- Founded: 2006
- Dissolved: 2009
- Ideology: Socialism

= Students for Freedom and Equality =

Iranian student organization

Students for Freedom and Equality (SFE) (دانشجویان آزادی‌خواه و برابری‌طلب) was a left-wing Iranian student organization that was active between 2006 and 2009. After the Iranian Cultural Revolution (1980–1983), Students for Freedom and Equality represented the first organized presence of left-wing student activism across Iran's universities.

In December 2007, Students for Freedom and Equality organized a series of demonstrations on several campuses, commemorating Iran's Student Day. Ahead of the demonstrations, agents of Iran's Military Intelligence began arresting student activists belonging to Students for Freedom and Equality.

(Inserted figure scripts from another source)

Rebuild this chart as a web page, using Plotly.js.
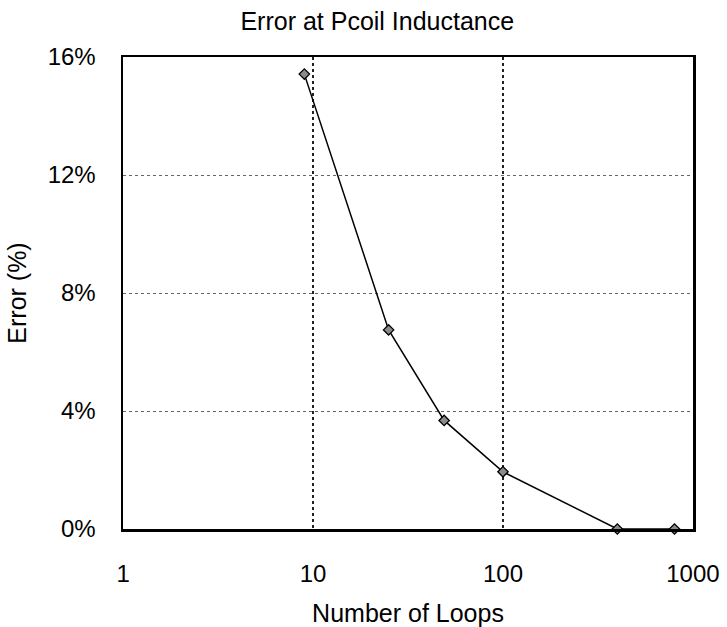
<!DOCTYPE html>
<html>
<head>
<meta charset="utf-8">
<script src="https://cdn.plot.ly/plotly-3.0.1.min.js"></script>
<style>html,body{margin:0;padding:0;background:#fff;}#chart{width:727px;height:627px;}</style>
</head>
<body>
<div id="chart"></div>
<script>
const loops = [9, 25, 49, 100, 400, 800];
const errorPct = [15.42, 6.75, 3.68, 1.94, 0, 0];
const xTickVals = [1, 10, 100, 1000];
const xTickText = ['1', '10', '100', '1000'];
const yTickVals = [0, 4, 8, 12, 16];
const yTickText = ['0%', '4%', '8%', '12%', '16%'];

const trace = {
  x: loops, y: errorPct, type: 'scatter', mode: 'lines+markers',
  line: {color: '#000', width: 1.5},
  marker: {symbol: 'diamond', size: 8, color: '#8a8a8a', line: {color: '#000', width: 1.3}},
  cliponaxis: false, showlegend: false
};
const fam = 'Arial, "Liberation Sans", sans-serif';
const layout = {
  width: 727, height: 627,
  margin: {l: 123, r: 34, t: 57, b: 98},
  paper_bgcolor: '#fff', plot_bgcolor: '#fff',
  font: {family: fam, color: '#000'},
  title: {text: 'Error at Pcoil Inductance', font: {size: 25, family: fam, color: '#000'},
          xref: 'container', x: 0.519, xanchor: 'center', yref: 'container', y: 0.966, yanchor: 'middle'},
  xaxis: {
    type: 'log', range: [-0.0005, 3.0005], tickvals: xTickVals, ticktext: xTickText,
    tickfont: {size: 24}, ticks: '', ticklabelstandoff: 22,
    showgrid: true, gridcolor: '#222', griddash: 'dot', gridwidth: 1.2,
    showline: true, linecolor: '#000', linewidth: 2.5, mirror: true, zeroline: false,
    title: {text: 'Number of Loops', font: {size: 25}, standoff: 18}
  },
  yaxis: {
    range: [0, 16], tickvals: yTickVals, ticktext: yTickText,
    tickfont: {size: 24}, ticks: '', ticklabelstandoff: 20,
    showgrid: true, gridcolor: '#666', griddash: 'dot', gridwidth: 1,
    showline: true, linecolor: '#000', linewidth: 2.5, mirror: true, zeroline: false,
    title: {text: 'Error (%)', font: {size: 25}, standoff: 14}
  }
};
Plotly.newPlot('chart', [trace], layout, {displayModeBar: false, staticPlot: true});
</script>
</body>
</html>
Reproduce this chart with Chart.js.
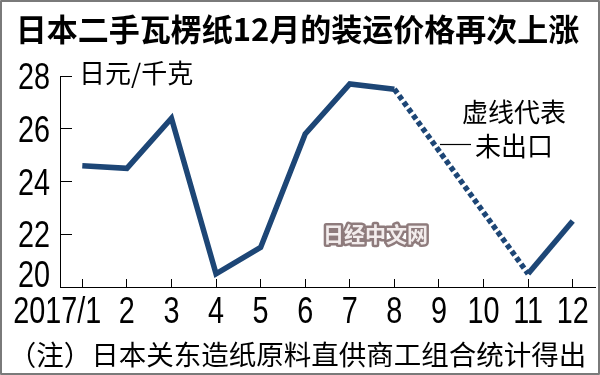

According to Human Rights Watch, during this country-wide crackdown on the organization, over 40 student activists were arrested and tortured.

== Founding ==
Although left-wing activists had a significant presence in some universities since the early 2000s, the announcement of the existence of Students for Freedom and Equality took place in 2006. During the June 2006 student protests, a group of left-wing students issued a statement entitled "University is not a barracks" and signed it as Students for Freedom and Equality.

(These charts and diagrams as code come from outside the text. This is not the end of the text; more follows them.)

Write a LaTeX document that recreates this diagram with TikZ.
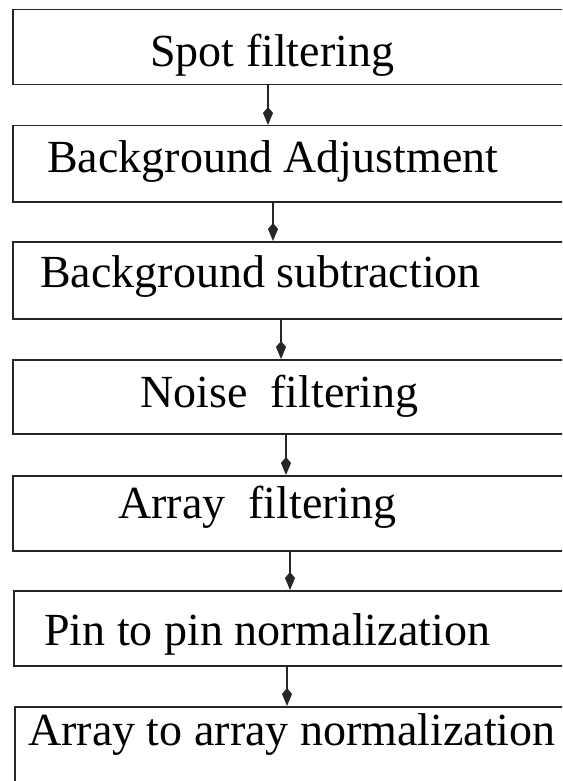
\documentclass[tikz,border=0pt]{standalone}
\usepackage{fontspec}
\setmainfont{Liberation Serif}
\usetikzlibrary{arrows.meta}
\begin{document}
\begin{tikzpicture}[x=1pt,y=-1pt,
  box/.style={draw=black!85,line width=1.5pt,rectangle,anchor=north west,inner sep=0pt,minimum width=570pt},
  lbl/.style={anchor=base west,inner sep=0pt,font=\fontsize{46}{50}\selectfont},
  arr/.style={draw=black!85,line width=1.3pt,-{Kite[length=18pt,width=10pt,inset=6pt]}}]
\useasboundingbox (0,0) rectangle (562,781);
\clip (0,0) rectangle (562,781);
\fill[white] (0,0) rectangle (562,781);
\node[box,minimum height=75pt] (b1) at (12,9) {};
\node[box,minimum height=76pt] (b2) at (12,125) {};
\node[box,minimum height=77pt] (b3) at (12,241) {};
\node[box,minimum height=74pt] (b4) at (12,359) {};
\node[box,minimum height=75pt] (b5) at (12,475) {};
\node[box,minimum height=75pt] (b6) at (13,590) {};
\node[box,minimum height=100pt] (b7) at (14,706) {};
\node[lbl] (t1) at (150,67) {Spot filtering};
\node[lbl] (t2) at (47,172) {Background Adjustment};
\node[lbl] (t3) at (40,287) {Background subtraction};
\node[lbl] (t4) at (140,407) {Noise\ \ filtering};
\node[lbl] (t5) at (118,518) {Array\ \ filtering};
\node[lbl] (t6) at (44,645) {Pin to pin normalization};
\node[lbl] (t7) at (28,745) {Array to array normalization};
\coordinate (a1) at (268,0);
\coordinate (a2) at (273,0);
\coordinate (a3) at (281,0);
\coordinate (a4) at (286,0);
\coordinate (a5) at (290,0);
\coordinate (a6) at (287,0);
\draw[arr] (b1.south -| a1) -- (b2.north -| a1);
\draw[arr] (b2.south -| a2) -- (b3.north -| a2);
\draw[arr] (b3.south -| a3) -- (b4.north -| a3);
\draw[arr] (b4.south -| a4) -- (b5.north -| a4);
\draw[arr] (b5.south -| a5) -- (b6.north -| a5);
\draw[arr] (b6.south -| a6) -- (b7.north -| a6);
\end{tikzpicture}
\end{document}
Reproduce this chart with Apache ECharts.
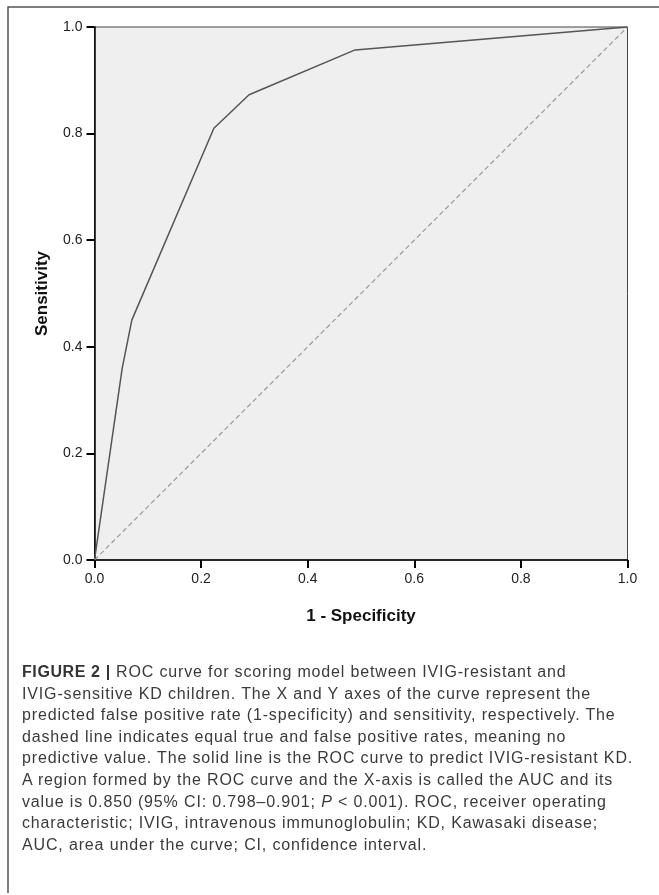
<!DOCTYPE html>
<html>
<head>
<meta charset="utf-8">
<script src="https://cdn.jsdelivr.net/npm/echarts@6/dist/echarts.min.js"></script>
<style>
html,body{margin:0;padding:0;background:#fff;}
#chart{position:absolute;left:0;top:0;width:659px;height:895px;}
#caption{position:absolute;left:22px;top:661px;width:636px;font-family:"Liberation Sans",Arial,sans-serif;font-size:16px;letter-spacing:0.85px;line-height:21.6px;color:#3a3a3a;white-space:nowrap;}
#caption b{color:#333;letter-spacing:0.6px;}
</style>
</head>
<body>
<div id="chart"></div>
<div id="caption">
<b>FIGURE 2 |</b> ROC curve for scoring model between IVIG-resistant and<br>
IVIG-sensitive KD children. The X and Y axes of the curve represent the<br>
predicted false positive rate (1-specificity) and sensitivity, respectively. The<br>
dashed line indicates equal true and false positive rates, meaning no<br>
predictive value. The solid line is the ROC curve to predict IVIG-resistant KD.<br>
A region formed by the ROC curve and the X-axis is called the AUC and its<br>
value is 0.850 (95% CI: 0.798–0.901; <i>P</i> &lt; 0.001). ROC, receiver operating<br>
characteristic; IVIG, intravenous immunoglobulin; KD, Kawasaki disease;<br>
AUC, area under the curve; CI, confidence interval.
</div>
<script>
// ROC curve (1 - specificity, sensitivity)
const rocFpr = [0, 0.052, 0.070, 0.224, 0.290, 0.489, 1.0];
const rocTpr = [0, 0.360, 0.450, 0.810, 0.873, 0.957, 1.0];
// reference diagonal
const diagFpr = [0, 1];
const diagTpr = [0, 1];

const chart = echarts.init(document.getElementById('chart'), null, {renderer: 'canvas'});
const font = '"Liberation Sans", Arial, sans-serif';
const axisCommon = {
  type: 'value', min: 0, max: 1, interval: 0.2,
  axisLine: {show: true, onZero: false, lineStyle: {color: '#000', width: 1.5}},
  axisTick: {show: true, length: 8, lineStyle: {color: '#000', width: 2}},
  axisLabel: {color: '#222', fontSize: 14, fontFamily: font, margin: 12,
    formatter: v => v.toFixed(1)},
  splitLine: {show: false},
  nameLocation: 'middle',
  nameTextStyle: {color: '#111', fontSize: 17, fontWeight: 'bold', fontFamily: font}
};
chart.setOption({
  animation: false,
  grid: {left: 94.5, top: 27, width: 533, height: 533, show: true,
    backgroundColor: '#efefef', borderColor: '#444', borderWidth: 1},
  xAxis: Object.assign({}, axisCommon, {name: '1 - Specificity', nameGap: 48}),
  yAxis: Object.assign({}, axisCommon, {name: 'Sensitivity', nameGap: 44}),
  graphic: [
    {type: 'polyline', silent: true, shape: {points: [[8, 893], [8, 7], [659, 7]]},
     style: {stroke: '#555', lineWidth: 1.5, fill: null}}
  ],
  series: [
    {type: 'line', data: diagFpr.map((x, i) => [x, diagTpr[i]]), symbol: 'none',
     lineStyle: {color: '#9a9a9a', width: 1.2, type: [5, 3]}, z: 2},
    {type: 'line', data: rocFpr.map((x, i) => [x, rocTpr[i]]), symbol: 'none',
     lineStyle: {color: '#555', width: 1.5}, z: 3}
  ]
});
</script>
</body>
</html>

According to the enactments of the Supreme Council of the Cultural Revolution, non-Islamic organizations are not allowed to operate in universities. Either before or after their Student Day demonstration on December 4, 2007, Students for Freedom and Equality were not an "organization" in the general sense, but consisted of left-wing students organized around a variety of student and political activities.